Killtoberfest 1 – #23: The Cottage

In All, Movies by Kyu

the-cottage_19800s

The Cottage stars the man on the right there, Andy Serkis–you can see the incredible CG work there required to recreate his exact appearance so that he could mo-cap his own performance–and on the left, Martin Freeman’s non-union Mexican equivalent. In the center is their victim, played by boobs.

Serkis and Freemano are brothers involved in a kidnapping plot that has comically gone awry because they’re all morons. Later they’ll be involved in a horror movie plot that also goes awry because the filmmakers neglected to learn the lessons of From Dusk ‘Til Dawn, to wit:

  1. If you are thinking of making a two-part film, one part crime, second part horror, take a breath and consider choosing which one you like better. Then make that one.
  2. If you are still insistent on doing this, make sure the first part FUCKING MATTERS when you get the second part.

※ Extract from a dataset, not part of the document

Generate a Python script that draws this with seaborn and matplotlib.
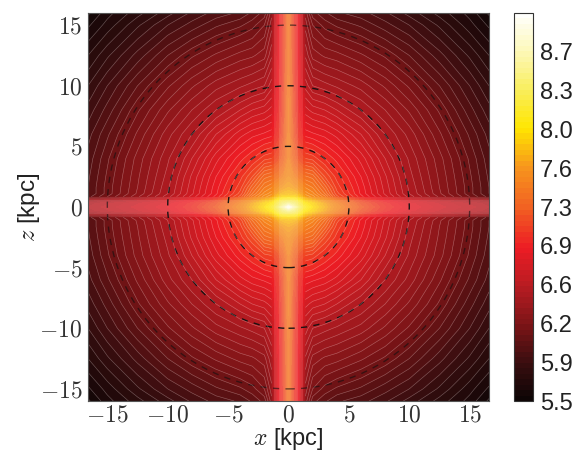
import numpy as np
import matplotlib
matplotlib.use("Agg")
import matplotlib.pyplot as plt
from matplotlib.colors import LinearSegmentedColormap
from matplotlib.patches import Circle
import seaborn as sns

# Node positions (kpc) in one quadrant; the field is mirrored across both axes
x_nodes = [0, .4, .8, 1.1, 1.4, 2, 3, 4, 6, 8, 10, 12.5, 15, 16.6]
z_nodes = [0, .3, .6, .85, 1.1, 1.6, 2.5, 4, 6, 8, 10, 12.5, 15, 16]

# log-density read by colour from the picture: one list per x node, running over z_nodes
col_x00 = [8.95, 8.45, 8.12, 7.92, 7.8, 7.7, 7.6, 7.5, 7.48, 7.46, 7.44, 7.42, 7.4, 7.4]
col_x04 = [8.6, 8.35, 8.1, 7.9, 7.78, 7.66, 7.5, 7.3, 7.2, 7.15, 7.12, 7.1, 7.08, 7.08]
col_x08 = [8.35, 8.22, 8.02, 7.85, 7.72, 7.6, 7.42, 7.18, 7.02, 6.96, 6.92, 6.88, 6.85, 6.85]
col_x11 = [8.2, 8.08, 7.92, 7.75, 7.65, 7.55, 7.38, 7.12, 6.95, 6.85, 6.78, 6.72, 6.66, 6.65]
col_x14 = [8.1, 8.0, 7.82, 7.65, 7.58, 7.5, 7.36, 7.1, 6.88, 6.72, 6.58, 6.44, 6.33, 6.28]
col_x20 = [7.95, 7.9, 7.72, 7.58, 7.52, 7.45, 7.33, 7.08, 6.86, 6.68, 6.5, 6.33, 6.2, 6.12]
col_x30 = [7.75, 7.7, 7.58, 7.42, 7.35, 7.28, 7.15, 7.0, 6.83, 6.65, 6.47, 6.29, 6.13, 6.06]
col_x40 = [7.55, 7.5, 7.38, 7.17, 7.12, 7.08, 7.03, 6.93, 6.78, 6.6, 6.44, 6.27, 6.09, 6.01]
col_x60 = [7.22, 7.18, 7.06, 6.92, 6.89, 6.88, 6.85, 6.78, 6.65, 6.5, 6.38, 6.21, 6.04, 5.97]
col_x80 = [7.0, 6.97, 6.86, 6.72, 6.69, 6.68, 6.66, 6.6, 6.5, 6.4, 6.29, 6.14, 5.97, 5.91]
col_x100 = [6.85, 6.82, 6.7, 6.53, 6.5, 6.49, 6.47, 6.44, 6.38, 6.29, 6.19, 6.05, 5.9, 5.83]
col_x125 = [6.72, 6.69, 6.55, 6.34, 6.31, 6.3, 6.29, 6.27, 6.21, 6.14, 6.05, 5.92, 5.79, 5.73]
col_x150 = [6.62, 6.59, 6.45, 6.15, 6.12, 6.12, 6.11, 6.09, 6.04, 5.97, 5.9, 5.79, 5.67, 5.63]
col_x166 = [6.55, 6.52, 6.38, 6.03, 6.0, 6.0, 5.99, 5.97, 5.93, 5.87, 5.8, 5.7, 5.59, 5.54]

ring_radii = [5, 10, 15]
axis_ticks = [-15, -10, -5, 0, 5, 10, 15]
cbar_ticks = [5.5, 5.855, 6.21, 6.565, 6.92, 7.275, 7.63, 7.985, 8.34, 8.695]
cbar_labels = ["5.5", "5.9", "6.2", "6.6", "6.9", "7.3", "7.6", "8.0", "8.3", "8.7"]

sns.set_theme(style="ticks")
plt.rcParams["font.family"] = ["Liberation Sans", "DejaVu Sans"]
plt.rcParams["mathtext.fontset"] = "cm"

quad = np.array([col_x00, col_x04, col_x08, col_x11, col_x14, col_x20, col_x30,
                 col_x40, col_x60, col_x80, col_x100, col_x125, col_x150, col_x166]).T
field = np.hstack([quad[:, :0:-1], quad])
field = np.vstack([field[:0:-1], field])
xa = np.array(x_nodes)
za = np.array(z_nodes)
x_full = np.concatenate([-xa[:0:-1], xa])
z_full = np.concatenate([-za[:0:-1], za])
XX, ZZ = np.meshgrid(x_full, z_full)
# The two bright bands of the reference carry no visible contour lines
lined = np.ma.masked_where((np.abs(XX) < 1.2) | (np.abs(ZZ) < 0.7), field)

vmin, vmax = 5.5, 9.05
stops = [(5.5, "#0c0505"), (5.85, "#3a0e0f"), (6.2, "#7d1417"), (6.55, "#b81c22"),
         (6.9, "#ed1c24"), (7.3, "#f26522"), (7.63, "#f7941d"), (8.0, "#ffe600"),
         (8.35, "#f9ee5c"), (8.7, "#fdf8b8"), (9.05, "#ffffff")]
cmap = LinearSegmentedColormap.from_list(
    "halo", [((v - vmin) / (vmax - vmin), c) for v, c in stops])
levels = np.linspace(vmin, vmax, 72)

fig = plt.figure(figsize=(5.82, 4.51), dpi=100)
ax = fig.add_axes([88 / 582, 1 - 401 / 451, 401 / 582, 388 / 451])
cax = fig.add_axes([514 / 582, 1 - 401 / 451, 19 / 582, 388 / 451])

cf = ax.contourf(x_full, z_full, field, levels=levels, cmap=cmap,
                 vmin=vmin, vmax=vmax, antialiased=False)
# Pale veil of the two bands: a wide soft one and a narrower inner one
ax.axhspan(-0.85, 0.85, color="white", alpha=0.1, lw=0)
ax.axvspan(-1.2, 1.2, color="white", alpha=0.1, lw=0)
ax.axhspan(-0.55, 0.55, color="white", alpha=0.1, lw=0)
ax.axvspan(-0.75, 0.75, color="white", alpha=0.1, lw=0)
ax.contour(x_full, z_full, lined, levels=levels, colors="white",
           linewidths=0.45, alpha=0.3)
for r in ring_radii:
    ax.add_patch(Circle((0, 0), r, fill=False, ec="#111111", lw=1.0,
                        ls=(0, (4.5, 4.5)), alpha=0.95 if r < 15 else 0.6))

ax.set_xlim(-16.6, 16.6)
ax.set_ylim(-16, 16)
ax.set_xticks(axis_ticks)
ax.set_yticks(axis_ticks)
ax.set_xticklabels([f"${t}$" for t in axis_ticks], fontsize=17, color="#333333")
ax.set_yticklabels([f"${t}$" for t in axis_ticks], fontsize=17, color="#333333")
ax.tick_params(direction="in", length=3, width=0.7, top=True, right=True,
               color="#333333", pad=4)
ax.tick_params(axis="x", pad=2.5)
ax.set_xlabel("$x$ [kpc]", fontsize=17, color="#222222", labelpad=0)
ax.set_ylabel("$z$ [kpc]", fontsize=17.5, color="#222222", labelpad=-2)
for s in ax.spines.values():
    s.set_color("#555555")
    s.set_linewidth(0.8)

cb = fig.colorbar(cf, cax=cax)
cax.set_ylim(vmin, vmax)
cb.set_ticks(cbar_ticks)
cb.set_ticklabels(cbar_labels)
cax.tick_params(direction="in", length=3, width=0.7, labelsize=17,
                labelcolor="#222222", color="#333333", pad=5)
cb.outline.set_edgecolor("#333333")
cb.outline.set_linewidth(0.8)

fig.savefig("out.png", dpi=100)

The Cottage also unfortunately suffers from one problem FDTD was smart enough to dodge–all of its characters are terrible people (even the kidnapping victim).(1) This is vital to the quirky black-comedy crime movie genre, but death to the horror genre. If I don’t give a shit about anybody there, how am I supposed to be scared for them? FDTD gets around this problem by switching protagonists halfway through from the fugitives to the hostages, but that switch is still a blow to my ability to engage with the story.

The black comedy half of The Cottage is okay, but obviously we only get the set-up, not the payoff. (There’s even one set-up that completely fucking vanishes later on–the father of the kidnapped girl, a local mob boss, is supposed to be driving down to the cottage to retrieve his daughter. NEVER MENTIONED AGAIN.)

The horror movie half isn’t any better. Mute antagonist lurches around murdering people with farm implements in that style of filming that’s way too pleased with close shots of injuries. It’s filled with attempts to shoehorn in lots of backstory and world-building; meanwhile the characters never get as far as “We know what’s going on and we have a plan to escape” before they’ve been picked off by the killer. And to top it all off, the ending is equally dissatisfying. These are all side quibbles, though, and I might have overlooked them all if I cared about the characters.

So what we’re left with in The Cottage is an indifferent crime comedy transitioning poorly into a bad horror movie. This is one of those times where a movie releases to no fanfare, makes no money, and is utterly forgotten–and totally, completely deserves every bit of it.

Oh, hey, look at that. That may be the worst trailer I have ever seen in my life.

1 Has anybody ever made a movie where a sympathetic protagonist kidnapping victim escapes her captors only to find herself in a horror movie? That seems like it would work.